#### What to do
How many of the lines here include "this"? Answer with a single number.

--- Records supplied ---

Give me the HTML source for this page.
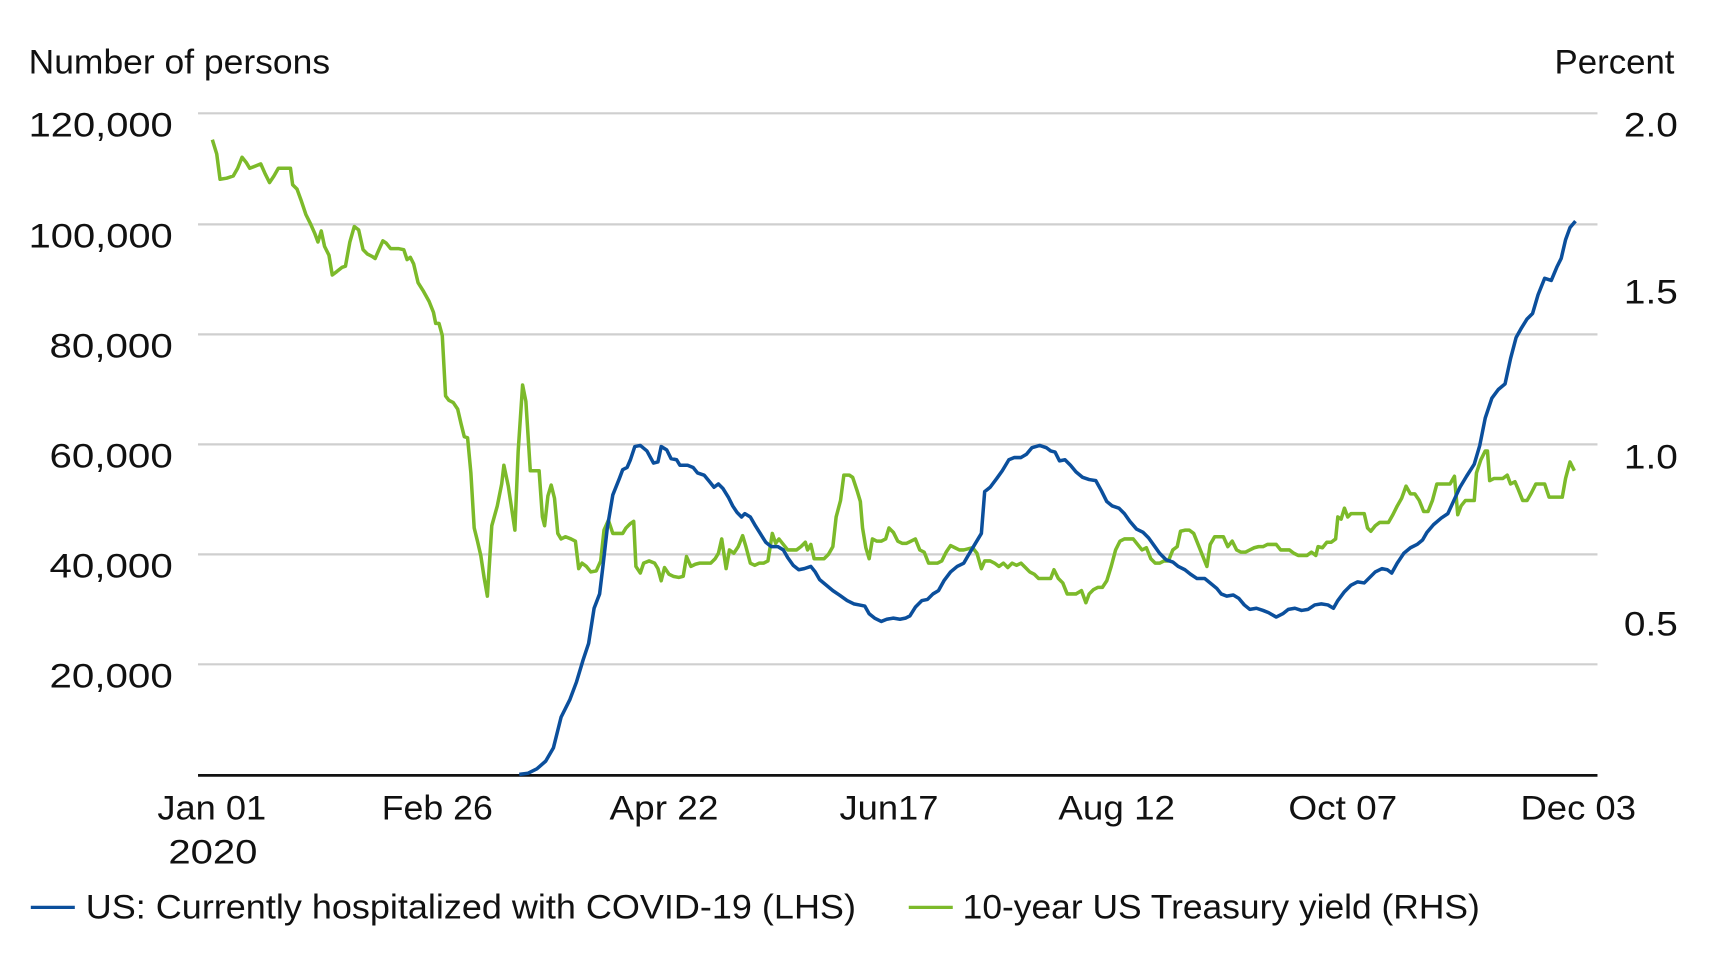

---
--- Records supplied ---

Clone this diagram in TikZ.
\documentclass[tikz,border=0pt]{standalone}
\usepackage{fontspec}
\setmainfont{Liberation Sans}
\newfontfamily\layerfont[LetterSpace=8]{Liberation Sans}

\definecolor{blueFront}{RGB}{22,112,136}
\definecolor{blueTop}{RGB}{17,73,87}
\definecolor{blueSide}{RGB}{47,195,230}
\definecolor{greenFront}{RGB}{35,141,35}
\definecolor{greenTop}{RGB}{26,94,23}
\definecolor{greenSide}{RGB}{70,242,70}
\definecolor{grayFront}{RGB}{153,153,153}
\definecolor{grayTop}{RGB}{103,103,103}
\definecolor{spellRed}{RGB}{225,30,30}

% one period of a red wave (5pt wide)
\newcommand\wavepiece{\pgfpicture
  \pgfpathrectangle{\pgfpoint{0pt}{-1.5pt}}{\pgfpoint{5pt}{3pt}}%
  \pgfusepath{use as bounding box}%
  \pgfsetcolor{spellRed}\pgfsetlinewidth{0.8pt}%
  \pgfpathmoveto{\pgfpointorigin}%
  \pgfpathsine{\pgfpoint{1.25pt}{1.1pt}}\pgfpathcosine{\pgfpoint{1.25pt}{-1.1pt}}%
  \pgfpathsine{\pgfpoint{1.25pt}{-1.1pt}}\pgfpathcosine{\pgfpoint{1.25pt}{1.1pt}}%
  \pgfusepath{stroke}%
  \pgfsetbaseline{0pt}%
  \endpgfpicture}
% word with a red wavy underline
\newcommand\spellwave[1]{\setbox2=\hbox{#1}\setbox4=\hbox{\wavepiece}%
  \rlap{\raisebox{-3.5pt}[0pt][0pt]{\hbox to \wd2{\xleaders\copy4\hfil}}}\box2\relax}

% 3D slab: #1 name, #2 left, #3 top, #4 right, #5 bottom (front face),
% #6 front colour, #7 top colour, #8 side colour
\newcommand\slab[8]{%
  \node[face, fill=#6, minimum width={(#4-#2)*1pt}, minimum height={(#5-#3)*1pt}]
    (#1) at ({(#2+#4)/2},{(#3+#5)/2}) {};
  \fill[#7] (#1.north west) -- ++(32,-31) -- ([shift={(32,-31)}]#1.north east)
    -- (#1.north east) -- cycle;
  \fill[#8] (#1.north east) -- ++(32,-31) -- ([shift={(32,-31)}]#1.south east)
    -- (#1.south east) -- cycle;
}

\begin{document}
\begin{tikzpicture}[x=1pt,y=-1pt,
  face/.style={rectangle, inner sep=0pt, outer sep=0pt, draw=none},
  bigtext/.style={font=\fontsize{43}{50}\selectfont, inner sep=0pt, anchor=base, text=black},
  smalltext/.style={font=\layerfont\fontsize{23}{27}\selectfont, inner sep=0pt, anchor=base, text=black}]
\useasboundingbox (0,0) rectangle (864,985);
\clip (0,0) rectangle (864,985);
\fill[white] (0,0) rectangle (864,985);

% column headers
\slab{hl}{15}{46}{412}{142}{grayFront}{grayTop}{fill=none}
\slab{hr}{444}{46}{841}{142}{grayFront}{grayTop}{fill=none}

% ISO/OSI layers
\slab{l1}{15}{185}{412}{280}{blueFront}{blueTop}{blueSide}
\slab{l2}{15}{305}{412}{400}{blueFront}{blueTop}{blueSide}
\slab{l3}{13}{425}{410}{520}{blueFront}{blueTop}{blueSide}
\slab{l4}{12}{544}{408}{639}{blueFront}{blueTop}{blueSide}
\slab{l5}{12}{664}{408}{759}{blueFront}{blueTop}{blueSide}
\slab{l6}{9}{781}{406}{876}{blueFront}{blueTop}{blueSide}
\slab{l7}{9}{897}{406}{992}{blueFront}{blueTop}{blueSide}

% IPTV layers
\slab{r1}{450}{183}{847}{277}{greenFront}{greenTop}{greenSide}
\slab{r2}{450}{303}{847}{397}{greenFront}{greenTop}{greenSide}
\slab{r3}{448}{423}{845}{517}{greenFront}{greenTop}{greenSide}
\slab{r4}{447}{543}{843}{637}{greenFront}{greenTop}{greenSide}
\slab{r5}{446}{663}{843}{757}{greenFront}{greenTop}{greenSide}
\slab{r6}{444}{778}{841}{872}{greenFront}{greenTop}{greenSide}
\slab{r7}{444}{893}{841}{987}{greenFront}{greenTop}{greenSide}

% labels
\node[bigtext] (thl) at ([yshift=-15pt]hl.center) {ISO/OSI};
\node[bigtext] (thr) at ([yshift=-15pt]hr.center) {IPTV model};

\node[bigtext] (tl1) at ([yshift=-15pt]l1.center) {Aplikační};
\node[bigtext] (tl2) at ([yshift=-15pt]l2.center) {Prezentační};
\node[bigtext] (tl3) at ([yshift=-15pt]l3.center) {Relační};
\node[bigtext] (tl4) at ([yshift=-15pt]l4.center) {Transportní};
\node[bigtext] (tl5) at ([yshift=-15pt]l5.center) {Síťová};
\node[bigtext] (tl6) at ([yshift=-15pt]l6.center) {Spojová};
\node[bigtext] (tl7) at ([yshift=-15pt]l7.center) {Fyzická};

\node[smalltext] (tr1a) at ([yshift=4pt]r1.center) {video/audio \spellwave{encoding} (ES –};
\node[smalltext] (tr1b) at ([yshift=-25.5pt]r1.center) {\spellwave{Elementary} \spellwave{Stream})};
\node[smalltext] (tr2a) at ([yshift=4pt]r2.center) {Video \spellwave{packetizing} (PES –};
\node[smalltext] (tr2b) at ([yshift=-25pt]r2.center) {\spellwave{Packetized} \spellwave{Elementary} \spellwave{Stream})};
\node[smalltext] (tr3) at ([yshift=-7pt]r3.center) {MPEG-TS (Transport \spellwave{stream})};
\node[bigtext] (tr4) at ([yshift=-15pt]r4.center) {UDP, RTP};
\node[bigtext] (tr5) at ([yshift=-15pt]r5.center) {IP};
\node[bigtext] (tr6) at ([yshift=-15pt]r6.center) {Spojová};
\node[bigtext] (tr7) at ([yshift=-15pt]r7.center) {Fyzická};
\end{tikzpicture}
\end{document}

---
--- Records supplied ---

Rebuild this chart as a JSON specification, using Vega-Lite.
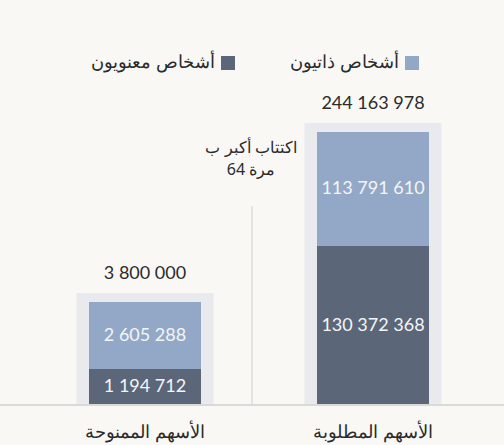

---

#### Reply
3